I am readding NOLO's article referenced at the end about how new Tax Law changes 179 expensing.
Do I read it correctly that I can write off a car cost (new or used) 100% using 179 expensing?
- Me and my wife run our rentals ourselves, so it's a business, not investment.
- I buy a car this year that's used at least 50% for business purposes - rentals, showing as my wife is RE broker.
The biggest issue is the car can't be business and personal use as described. The vehicle would need to be financed and owned by the corporation- not your personal names.
There are other limitations related to 179 and vehicles as well, and it's also considered to look at long term as you can choose to do either mileage expense, or actual, but not both. For many mileage makes more sense.
You can always switch from mileage to actual, but not vice versa.
Aprpecaite prompt response.
We actually run our business as layered LLC structure. Holding LLC is a regular income business providing management services to children LLCs that actually hold rental properties and are passive income.
We would purchase the car from holding LLC funds, would that make a difference?
So far we were reporting milage on holding LLCs, but with the new tax law looks like there is an opportunity to write it all off. Have you looked at the NOLO article?
You can actually take section 179 deduction on the car that will be personally used. It does not have to be under a corporation. When your car is used for both business and nonbusiness purposes, the Section 179 deduction can be elected only if the property is used more than 50% for business in the year it is placed in service. Even then, only the business-use portion of the car qualifies for the Section 179 election.
There are limits on the total depreciation deduction/section 179 deduction you can take on vehicles based on type and weight as well ( max 18k in 2018). There is also income limit. You cant take section 179 if you have a loss from rentals. If your business use falls below 50%, you have to recapture the deduction.
It's better to use the bonus depreciation for the auto that has both personal vs business use. There is no recapture.
Bonus depreciation does not have income limitation but is subject to the overall depreciation limit of autos. ( Max 18k)
Thank you for the clarifications.
Can you direct me how I can learn more about claiming bonus depreciation for the auto that has both personal and business use?

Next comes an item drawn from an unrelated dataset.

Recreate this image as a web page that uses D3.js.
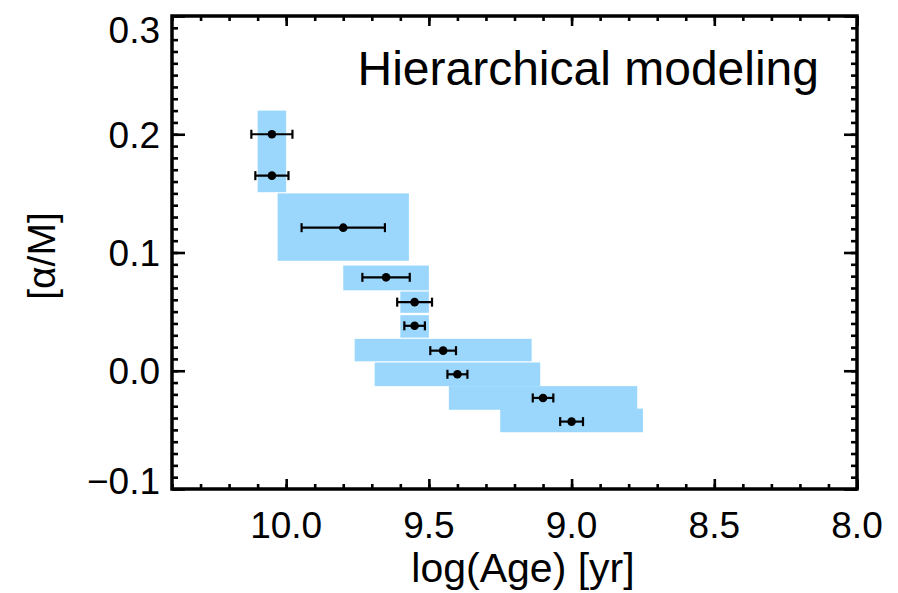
<!DOCTYPE html>
<html>
<head>
<meta charset="utf-8">
<script src="https://cdn.jsdelivr.net/npm/d3@7/dist/d3.min.js"></script>
<style>
  body { margin: 0; background: #fff; }
  svg { display: block; font-family: "Liberation Sans", Arial, Helvetica, sans-serif; }
</style>
</head>
<body>
<div id="chart"></div>
<script>
// tick labels
const ageTicks = [10.0, 9.5, 9.0, 8.5, 8.0];
const alphaTicks = [-0.1, 0.0, 0.1, 0.2, 0.3];

// individual measurements (log age, [a/M]) with age error
const pointAge = [10.05, 10.05, 9.80, 9.65, 9.55, 9.55, 9.45, 9.40, 9.10, 9.00];
const pointAgeErr = [0.072, 0.058, 0.146, 0.083, 0.061, 0.036, 0.045, 0.035, 0.036, 0.040];
const pointAlpha = [0.200, 0.165, 0.121, 0.079, 0.058, 0.038, 0.017, -0.003, -0.023, -0.043];

// hierarchical model bins (shaded boxes)
const binAgeHi = [10.10, 10.03, 9.80, 9.60, 9.60, 9.76, 9.69, 9.43, 9.25];
const binAgeLo = [10.00, 9.57, 9.50, 9.50, 9.50, 9.14, 9.11, 8.77, 8.75];
const binAlphaHi = [0.220, 0.150, 0.089, 0.067, 0.047, 0.027, 0.007, -0.013, -0.032];
const binAlphaLo = [0.151, 0.093, 0.068, 0.049, 0.028, 0.008, -0.013, -0.033, -0.052];

const W = 898, H = 593;
const margin = { top: 16, right: 41, bottom: 104, left: 172 };
const iw = W - margin.left - margin.right;
const ih = H - margin.top - margin.bottom;

const svg = d3.select('#chart').append('svg')
  .attr('width', W)
  .attr('height', H);

const g = svg.append('g').attr('transform', `translate(${margin.left},${margin.top})`);

const x = d3.scaleLinear().domain([10.4, 8.0]).range([0, iw]);
const y = d3.scaleLinear().domain([-0.1, 0.3]).range([ih, 0]);

// boxes
const bins = binAgeHi.map((a, i) => ({ a0: a, a1: binAgeLo[i], y1: binAlphaHi[i], y0: binAlphaLo[i] }));
g.append('g')
  .selectAll('rect')
  .data(bins)
  .join('rect')
  .attr('x', d => x(d.a0))
  .attr('width', d => x(d.a1) - x(d.a0))
  .attr('y', d => y(d.y1))
  .attr('height', d => y(d.y0) - y(d.y1))
  .attr('fill', '#9bd7fc');

// error bars + points
const pts = pointAge.map((a, i) => ({ a, e: pointAgeErr[i], v: pointAlpha[i] }));
const eb = g.append('g').attr('stroke', '#000').attr('stroke-width', 2.2);
eb.selectAll('line.bar')
  .data(pts)
  .join('line')
  .attr('class', 'bar')
  .attr('x1', d => x(d.a + d.e))
  .attr('x2', d => x(d.a - d.e))
  .attr('y1', d => y(d.v))
  .attr('y2', d => y(d.v));
eb.selectAll('line.capl')
  .data(pts)
  .join('line')
  .attr('class', 'capl')
  .attr('x1', d => x(d.a + d.e))
  .attr('x2', d => x(d.a + d.e))
  .attr('y1', d => y(d.v) - 4.5)
  .attr('y2', d => y(d.v) + 4.5);
eb.selectAll('line.capr')
  .data(pts)
  .join('line')
  .attr('class', 'capr')
  .attr('x1', d => x(d.a - d.e))
  .attr('x2', d => x(d.a - d.e))
  .attr('y1', d => y(d.v) - 4.5)
  .attr('y2', d => y(d.v) + 4.5);
g.append('g')
  .selectAll('circle')
  .data(pts)
  .join('circle')
  .attr('cx', d => x(d.a))
  .attr('cy', d => y(d.v))
  .attr('r', 4.3)
  .attr('fill', '#000');

// ticks on all four sides (pointing inward)
const xMinor = d3.range(80, 105).map(i => i / 10);
const yMinor = d3.range(-10, 31).map(i => i / 100);

function tickAxis(axis, transform) {
  const a = g.append('g').attr('transform', transform).call(axis);
  a.select('.domain').remove();
  a.selectAll('text').remove();
  a.selectAll('line').attr('stroke', '#000').attr('stroke-width', 2.6);
  return a;
}
tickAxis(d3.axisBottom(x).tickValues(xMinor).tickSize(-5), `translate(0,${ih})`);
tickAxis(d3.axisBottom(x).tickValues(ageTicks).tickSize(-10), `translate(0,${ih})`);
tickAxis(d3.axisTop(x).tickValues(xMinor).tickSize(-5), 'translate(0,0)');
tickAxis(d3.axisTop(x).tickValues(ageTicks).tickSize(-10), 'translate(0,0)');
tickAxis(d3.axisLeft(y).tickValues(yMinor).tickSize(-6), 'translate(0,0)');
tickAxis(d3.axisLeft(y).tickValues(alphaTicks).tickSize(-13), 'translate(0,0)');
tickAxis(d3.axisRight(y).tickValues(yMinor).tickSize(-6), `translate(${iw},0)`);
tickAxis(d3.axisRight(y).tickValues(alphaTicks).tickSize(-13), `translate(${iw},0)`);

// frame
g.append('rect')
  .attr('width', iw)
  .attr('height', ih)
  .attr('fill', 'none')
  .attr('stroke', '#000')
  .attr('stroke-width', 3.5);

// tick labels
const fmt = d3.format('.1f');
g.append('g')
  .selectAll('text')
  .data(ageTicks)
  .join('text')
  .attr('x', d => x(d))
  .attr('y', ih + 49)
  .attr('text-anchor', 'middle')
  .attr('font-size', 37)
  .text(d => fmt(d));

g.append('g')
  .selectAll('text')
  .data(alphaTicks)
  .join('text')
  .attr('x', -12)
  .attr('y', d => Math.max(14, Math.min(ih - 8, y(d))))
  .attr('dy', '0.36em')
  .attr('text-anchor', 'end')
  .attr('font-size', 37)
  .text(d => fmt(d).replace('-', '\u2212'));

// axis titles
svg.append('text')
  .attr('x', 523)
  .attr('y', 582)
  .attr('text-anchor', 'middle')
  .attr('font-size', 41)
  .text('log(Age) [yr]');

svg.append('text')
  .attr('transform', 'translate(55,256) rotate(-90)')
  .attr('text-anchor', 'middle')
  .attr('font-size', 39)
  .text('[α/M]');

// annotation
svg.append('text')
  .attr('x', 819)
  .attr('y', 85)
  .attr('text-anchor', 'end')
  .attr('font-size', 48)
  .text('Hierarchical modeling');
</script>
</body>
</html>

No, you're not really reading the article correctly, especially since it does not address business vehicles at all.
1. The fact that you run your rentals yourself does not necessarily qualify this as a business. There is more to it, mostly the size of your portfolio and the amount of work it requires.
2. Your wife's brokerage business is far easier to attach your vehicle to than your rentals, even if they do qualify as a business.

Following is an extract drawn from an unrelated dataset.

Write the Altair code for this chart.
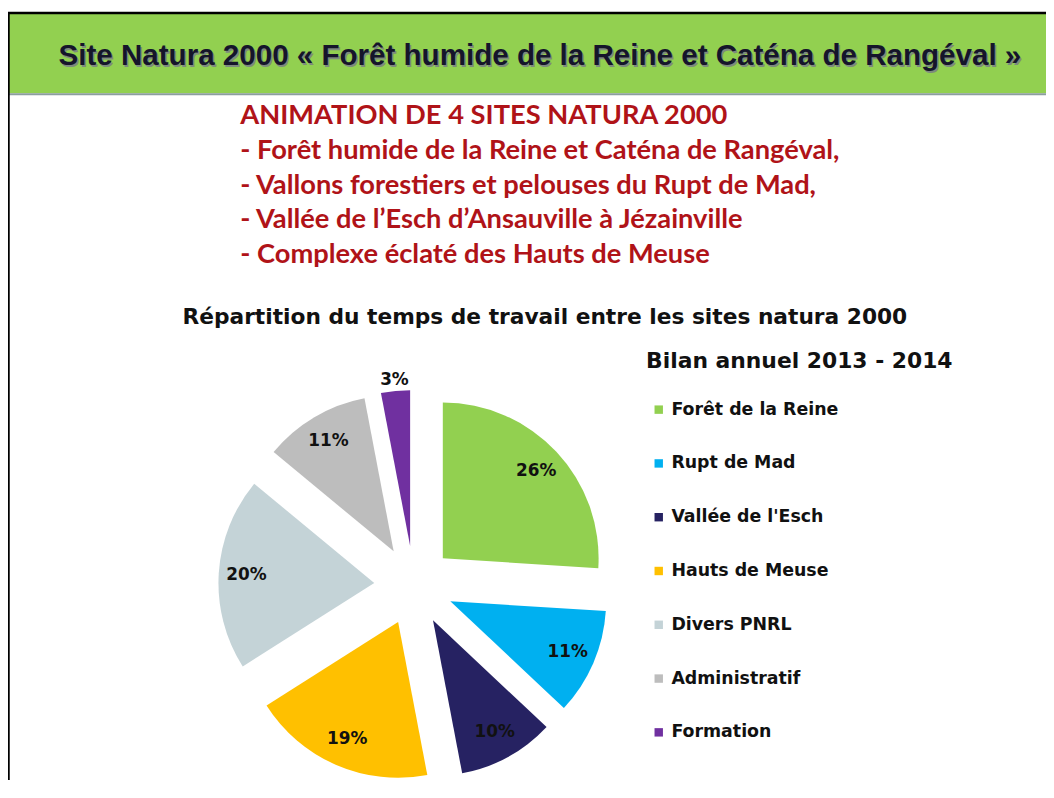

3. You can only deduct the business portion of the car. If your Volga ;) costs $40k and is used 60% for business, you can never deduct more than $24k, which is 60% of its cost.

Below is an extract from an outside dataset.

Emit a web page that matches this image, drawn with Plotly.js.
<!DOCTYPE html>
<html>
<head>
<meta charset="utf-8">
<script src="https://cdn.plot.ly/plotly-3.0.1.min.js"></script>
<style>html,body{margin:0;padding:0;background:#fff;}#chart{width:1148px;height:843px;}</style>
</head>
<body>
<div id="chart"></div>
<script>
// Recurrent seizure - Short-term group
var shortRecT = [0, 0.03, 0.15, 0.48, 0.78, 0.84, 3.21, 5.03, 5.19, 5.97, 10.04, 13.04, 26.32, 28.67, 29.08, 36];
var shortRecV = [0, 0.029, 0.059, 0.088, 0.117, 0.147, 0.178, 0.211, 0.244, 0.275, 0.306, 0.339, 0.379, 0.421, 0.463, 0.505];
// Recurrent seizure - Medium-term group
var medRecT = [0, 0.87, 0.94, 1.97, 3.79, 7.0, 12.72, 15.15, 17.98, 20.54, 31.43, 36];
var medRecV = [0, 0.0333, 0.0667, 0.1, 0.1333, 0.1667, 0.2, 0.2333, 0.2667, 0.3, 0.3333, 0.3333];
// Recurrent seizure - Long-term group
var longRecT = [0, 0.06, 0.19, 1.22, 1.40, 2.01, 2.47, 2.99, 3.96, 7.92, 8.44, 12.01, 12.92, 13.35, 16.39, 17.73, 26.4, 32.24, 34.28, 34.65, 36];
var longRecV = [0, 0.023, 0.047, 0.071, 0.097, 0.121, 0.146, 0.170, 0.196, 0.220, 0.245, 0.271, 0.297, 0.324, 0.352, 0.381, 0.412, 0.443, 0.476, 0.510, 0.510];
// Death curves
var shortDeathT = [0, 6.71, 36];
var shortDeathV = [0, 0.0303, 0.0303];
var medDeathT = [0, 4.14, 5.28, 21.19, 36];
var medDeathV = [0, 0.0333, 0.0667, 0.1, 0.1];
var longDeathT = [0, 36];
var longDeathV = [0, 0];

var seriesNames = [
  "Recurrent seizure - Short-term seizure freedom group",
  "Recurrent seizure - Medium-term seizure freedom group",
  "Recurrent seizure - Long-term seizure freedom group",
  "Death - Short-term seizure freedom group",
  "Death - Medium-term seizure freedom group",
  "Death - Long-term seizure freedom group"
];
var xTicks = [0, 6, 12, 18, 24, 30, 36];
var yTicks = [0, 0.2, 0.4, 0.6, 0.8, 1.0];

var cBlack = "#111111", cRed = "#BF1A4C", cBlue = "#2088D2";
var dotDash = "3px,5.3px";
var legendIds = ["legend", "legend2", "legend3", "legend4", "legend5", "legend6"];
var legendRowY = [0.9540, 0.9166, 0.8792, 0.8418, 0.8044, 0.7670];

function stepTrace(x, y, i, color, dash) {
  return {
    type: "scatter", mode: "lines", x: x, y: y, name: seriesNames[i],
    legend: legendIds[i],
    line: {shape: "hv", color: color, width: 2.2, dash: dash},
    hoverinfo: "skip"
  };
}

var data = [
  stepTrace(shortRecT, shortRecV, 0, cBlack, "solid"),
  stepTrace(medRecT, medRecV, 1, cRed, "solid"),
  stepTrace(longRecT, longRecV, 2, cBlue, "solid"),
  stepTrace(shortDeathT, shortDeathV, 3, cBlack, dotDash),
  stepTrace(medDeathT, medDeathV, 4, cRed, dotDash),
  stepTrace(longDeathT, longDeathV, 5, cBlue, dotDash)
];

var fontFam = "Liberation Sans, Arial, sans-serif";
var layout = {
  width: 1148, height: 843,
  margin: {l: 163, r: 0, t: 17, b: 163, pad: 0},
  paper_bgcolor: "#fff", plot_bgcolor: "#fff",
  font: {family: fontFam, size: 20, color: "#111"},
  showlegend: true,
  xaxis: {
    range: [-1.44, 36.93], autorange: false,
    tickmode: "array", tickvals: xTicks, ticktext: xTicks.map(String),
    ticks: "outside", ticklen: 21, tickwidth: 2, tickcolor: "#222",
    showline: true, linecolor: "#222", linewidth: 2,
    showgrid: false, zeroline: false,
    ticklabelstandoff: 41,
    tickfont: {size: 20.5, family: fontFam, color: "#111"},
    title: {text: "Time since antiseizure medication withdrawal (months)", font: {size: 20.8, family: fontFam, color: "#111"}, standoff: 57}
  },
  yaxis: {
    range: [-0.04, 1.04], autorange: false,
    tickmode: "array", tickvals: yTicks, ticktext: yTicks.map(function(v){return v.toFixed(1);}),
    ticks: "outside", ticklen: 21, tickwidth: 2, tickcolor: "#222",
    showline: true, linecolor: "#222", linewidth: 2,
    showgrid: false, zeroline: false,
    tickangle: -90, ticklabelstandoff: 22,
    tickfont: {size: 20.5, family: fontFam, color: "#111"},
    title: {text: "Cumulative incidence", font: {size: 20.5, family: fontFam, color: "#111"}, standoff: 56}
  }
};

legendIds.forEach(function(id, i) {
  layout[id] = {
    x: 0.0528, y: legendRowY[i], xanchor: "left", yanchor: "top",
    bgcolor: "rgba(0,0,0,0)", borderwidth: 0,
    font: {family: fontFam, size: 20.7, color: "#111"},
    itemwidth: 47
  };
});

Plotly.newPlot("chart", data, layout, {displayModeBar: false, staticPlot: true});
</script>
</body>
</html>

4. There are two ways to deduct it: Section 179 or 100% bonus. The bonus is usually better.
5. In its first year, you're still limited to $18k, no matter which method you use. Just a quirk of the law for regular automobiles.
6. Consider buying a heavy (>6,000 lbs) SUV instead. You will be able to apply 100% bonus depreciation to its entire business portion, no matter how high it is.
7. Warning A: after taking this huge deduction the first year, you will only have a very small deduction from Year 2 forward. 60% of actual costs, like gas, insurance and maintenance. No more depreciation and no option to use mileage allowance.
8. Warning B: whenever you sell or trade-in this new car, you will have a taxable gain.
@Alik Levin I would strongly emphasize @Michael Plaks point 7 warning A. If you use bonus and deduct the full business use of the vehicle in Year 1 you will see a huge spike in taxable income in Year 2 since you've used up the depreciation tax shield in Year 1.
It could be a viable option to spread this deduction out over the vehicle's tax life of 5 years.
Michael, very resourceful and clear response with prescriptive guidance - much appreciated!
Josh, thanks for strssing key points and giving cons and pros and helping to make a call.
@Account Closed so you have the option to either spread the costs of the vehicle over 5 years or take it all in the first year? Also, do you have to have an llc or s corp set up? I reached out to my cpa but he didn't seem up to date on the new rules.
The rules did not change too much, actually.
You still have a choice between deducting mileage allowance (which covers everything) and deducting actual expenses. The actual expense method includes depreciation.
Depreciation can be spread over 5 years (often ends up being more than 5, long story) but you can deduct a huge portion of it in the first year. For regular cars, you cannot deduct the whole thing in the first year. For heavy trucks, you may be able to.
What changed is that depreciation rules became more generous across the board. I'd still caution against trying to figure it all out on your own. It's complicated. Trust your software or, better yet, a tax pro.